Elorza, a Democrat who is planning to seek re-election next year, made the announcement at a press conference at Mount Pleasant High School, a 79-year-old building located in Providence’s northwestern corner. Construction workers are currently making improvements there to the school’s facade.

“Our students deserve to be in schools that inspire them to learn,” Elorza said. “Our schools of the past cannot properly serve our students’ needs of the future and this is our chance to take a leap forward.”

A wide array of city and state politicians, labor leaders and community activists attended the morning press conference to show support for the proposal. Councilwoman Jo-Ann Ryan, who represents part of the Mount Pleasant neighborhood, said the mayor’s plan would need to be vetted by the City Council Finance Committee, but indicated it appears to be fiscally responsible.

Because existing debt is projected to come off the books in the coming years, Elorza said the city has the ability to borrow about $400 million over the next 10 years for school repairs without increasing current debt service levels. But he is only committing to borrow $200 million at this point.

The city has set aside $67 million for debt service in the current fiscal year. The mayor has separately committed to borrowing $45 million for other city infrastructure improvements – like roads and sidewalks – later this year.

The state reimburses Providence for 83% of all school construction costs, but municipalities are typically required to borrow the money up front. In the city’s case, school repair funds are usually borrowed through the Providence Public Buildings Authority without voter approval.

“We at Providence Public Schools are enthused and energized by the Elorza administration’s commitment to improving our students’ learning environments,” Superintendent Christopher Maher said in a statement. “We encourage the community to help us identify the most critical infrastructure priorities for the moment and to envision the most innovative solutions for the future.”

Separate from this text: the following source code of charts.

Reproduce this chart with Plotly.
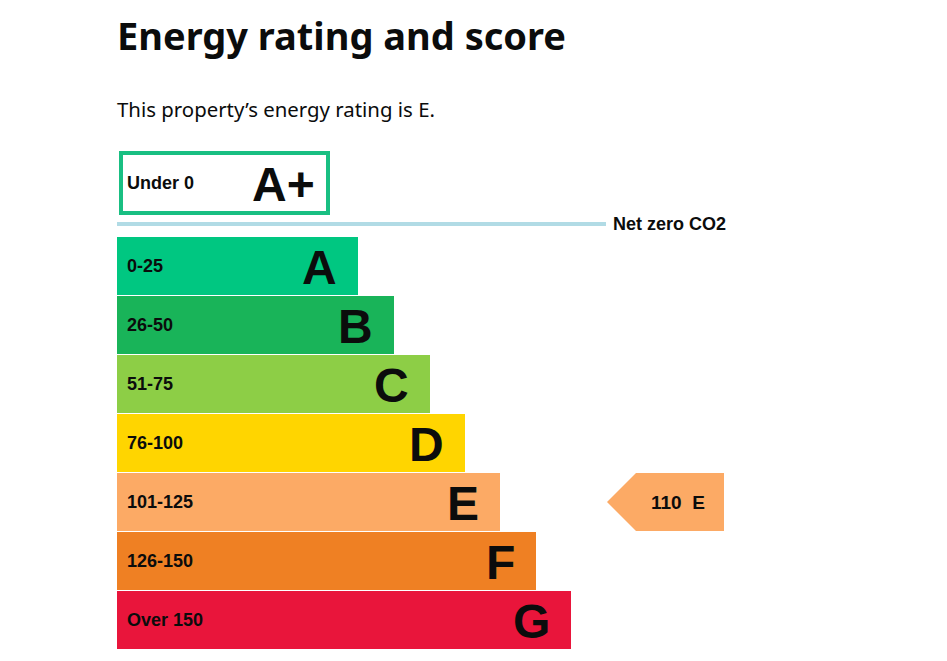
import plotly.graph_objects as go

# ---- data ----
bands = ["A", "B", "C", "D", "E", "F", "G"]
ranges = ["0-25", "26-50", "51-75", "76-100", "101-125", "126-150", "Over 150"]
bar_lengths = [241, 277, 313, 348, 383, 419, 454]
colors = ["#00c781", "#19b459", "#8dce46", "#ffd500", "#fcaa65", "#ef8023", "#e9153b"]
top_band = "A+"
top_range = "Under 0"
score = 110
rating = "E"
title = "Energy rating and score"
subtitle = "This property\u2019s energy rating is E."

W, H = 947, 661
left = 117
band_top0 = 237
band_h = 59
bar_h = 58
centers = [band_top0 + band_h * i + bar_h / 2 for i in range(len(bands))]

fig = go.Figure()
fig.add_trace(go.Bar(
    y=centers, x=bar_lengths, base=left, orientation="h", width=bar_h,
    marker=dict(color=colors, line=dict(width=0)), hoverinfo="skip",
    showlegend=False,
))

lab_font = dict(family="Liberation Sans, Arial, sans-serif", size=18, color="#0b0c0c")
big_font = dict(family="Liberation Sans, Arial, sans-serif", size=48, color="#0b0c0c")

ann = []
for c, b, r, L in zip(centers, bands, ranges, bar_lengths):
    ann.append(dict(x=125, y=c, text=f"<b>{r}</b>", xanchor="left", yanchor="middle",
                    showarrow=False, font=lab_font))
    ann.append(dict(x=left + L - 19, y=c + 1, text=f"<b>{b}</b>", xanchor="right",
                    yanchor="middle", showarrow=False, font=big_font))

# A+ box
fig.add_shape(type="rect", x0=121, x1=328, y0=153, y1=213,
              line=dict(color="#19bf82", width=4), fillcolor="white", layer="below")
ann.append(dict(x=125, y=183, text=f"<b>{top_range}</b>", xanchor="left", yanchor="middle",
                showarrow=False, font=lab_font))
ann.append(dict(x=317, y=184, text=f"<b>{top_band}</b>", xanchor="right", yanchor="middle",
                showarrow=False, font=big_font))

# net zero line
fig.add_shape(type="line", x0=117, x1=606, y0=224, y1=224,
              line=dict(color="#b1dbe5", width=4))
ann.append(dict(x=611, y=224, text="<b>Net zero CO2</b>", xanchor="left", yanchor="middle",
                showarrow=False, font=lab_font))

# score arrow
idx = bands.index(rating)
cy = centers[idx]
y0, y1 = cy - bar_h / 2, cy + bar_h / 2
tip, body, right = 607, 636, 724
fig.add_shape(type="path",
              path=f"M {tip} {cy} L {body} {y0} L {right} {y0} L {right} {y1} L {body} {y1} Z",
              fillcolor=colors[idx], line=dict(width=0))
ann.append(dict(x=678, y=cy, text=f"<b>{score}&nbsp;&nbsp;{rating}</b>", xanchor="center",
                yanchor="middle", showarrow=False,
                font=dict(family="Liberation Sans, Arial, sans-serif", size=19, color="#0b0c0c")))

# titles
ann.append(dict(x=115, y=35, text=f"<b>{title}</b>", xanchor="left", yanchor="middle",
                showarrow=False, font=dict(family="Noto Sans, sans-serif", size=38, color="#0b0c0c")))
ann.append(dict(x=115, y=109, text=subtitle, xanchor="left", yanchor="middle",
                showarrow=False, font=dict(family="Noto Sans, sans-serif", size=20.4, color="#0b0c0c")))

fig.update_layout(
    width=W, height=H, margin=dict(l=0, r=0, t=0, b=0),
    paper_bgcolor="white", plot_bgcolor="white",
    xaxis=dict(range=[0, W], visible=False, fixedrange=True),
    yaxis=dict(range=[H, 0], visible=False, fixedrange=True),
    annotations=ann, bargap=0, hovermode=False,
)
fig.write_html("out.html", config=dict(displayModeBar=False))
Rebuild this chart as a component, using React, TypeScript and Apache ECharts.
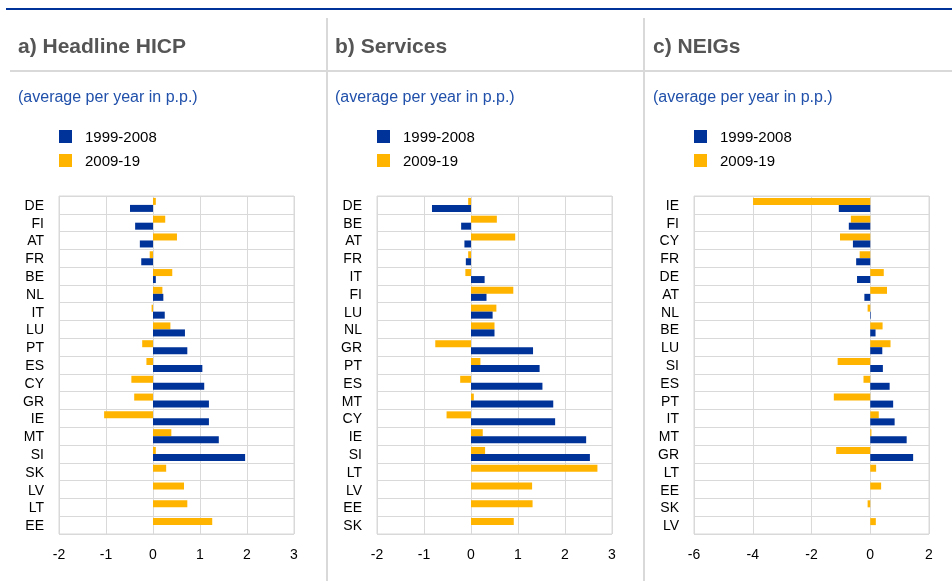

Elorza said he has hired Dr. Frank Locker as a school planning consultant to craft a strategic plan to rehabilitate the city’s 38 school buildings, which needed $331 million in repairs to be brought to good condition, according to the R.I. Department of Education’s 2013 Public School Assessment. The state is expected to release an updated assessment next month. Elorza said it is a “real possibility” the city could build new schools.

Over the next year, Locker will be tasked with developing a five-year capital plan for the city’s schools. Elorza said Locker and city officials will seek community input on both the visioning process and the master planning process. The city will hold workshops to envision facility options and then host a citywide community conversation to make recommendations.

Locker will be paid $30,000 for his work, according to a spokesperson for the city. The city has set aside $75,000 for the planning phase.

Elorza said he expects to begin borrowing funds for school repairs in 2019, assuming he wins re-election next year. He acknowledged the next mayor would need to continue his plan because he is term-limited in 2022.

The mayor said the city is already planning to spend about $15 million in the current fiscal year on more immediate school improvements, including the work happening at Mount Pleasant High School and Central High School. Maher said he expects Central, which was forced to close several classrooms last year because of a mold problem, to be fully operational when students report back to school on Sept. 5.